Her husband was untying the cords of the long pasteboard box with slow and patient fingers. He was a man who had never cut a string in his life. The children were standing by in what seemed unnecessary excitement, their faces all turned to her as she came toward them. Edward had lifted the cover of the box.

“What color are your clothes, Edward?” asked his wife. It was the first time that he had ever bought anything without consulting her.

“What color? Oh—brown,” said Mr. Atwood. He swooped her into a front place in the circle with his long arm. “Here, look and tell me what you think of this.”

“Edward!”

“Lined throughout with taffeta, gores on every frill—why, Jo! Bring your mother a chair, Josephine.”

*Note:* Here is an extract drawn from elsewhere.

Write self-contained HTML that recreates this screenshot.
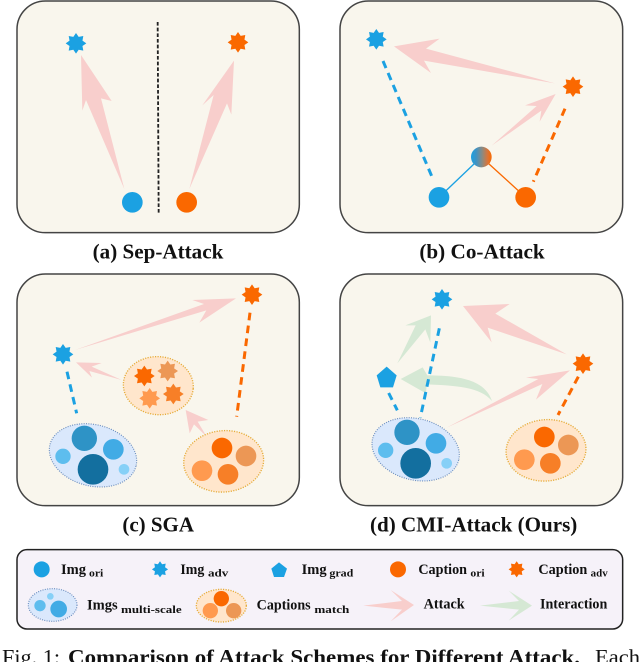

Before the eyes of Mrs. Atwood lay the rich folds of a cloth skirt, surmounted by a jacket trimmed with fur.

She lay back in the armchair with the family clustered around her, their tongues loosened.

“We all knew about it—” “We promised not to tell—” “We wanted to see you get it—” “There won’t be anybody as pretty as you, mamma.” “You left out that letter of measurements, and papa and I took it to Aunt Cynthia”—this from Josephine—“and she helped us. She says you’re disgracefully unselfish.” The girl emphasized her remark with a sudden and strangling hug. “There isn’t anybody in the world as good as you are. I was watching you all last week; I knew you wouldn’t buy a thing. But it was papa who thought of doing it, when I told him. Feel the stuff—isn’t it lovely? so thick and soft. He and Aunt Cynthia said you should have the best; she can spend money! And you’re to go uptown to-morrow with me to buy a hat with red in it, and if the suit needs altering it can be done then. Don’t you like it, mamma?”

“It’s perfectly beautiful,” said the mother, her hands clasped in those of her three darlings, but her eyes sought her husband’s.

He alone said nothing, but stood regarding her with twinkling eyes, through a suspicion of moisture. What did she see in them? The love and kindness that clothed her not only with silk and wool, but with honor; that made of this new raiment a vesture wherein she entered that special and exquisite heaven of the woman whose husband and children arise up and call her blessed.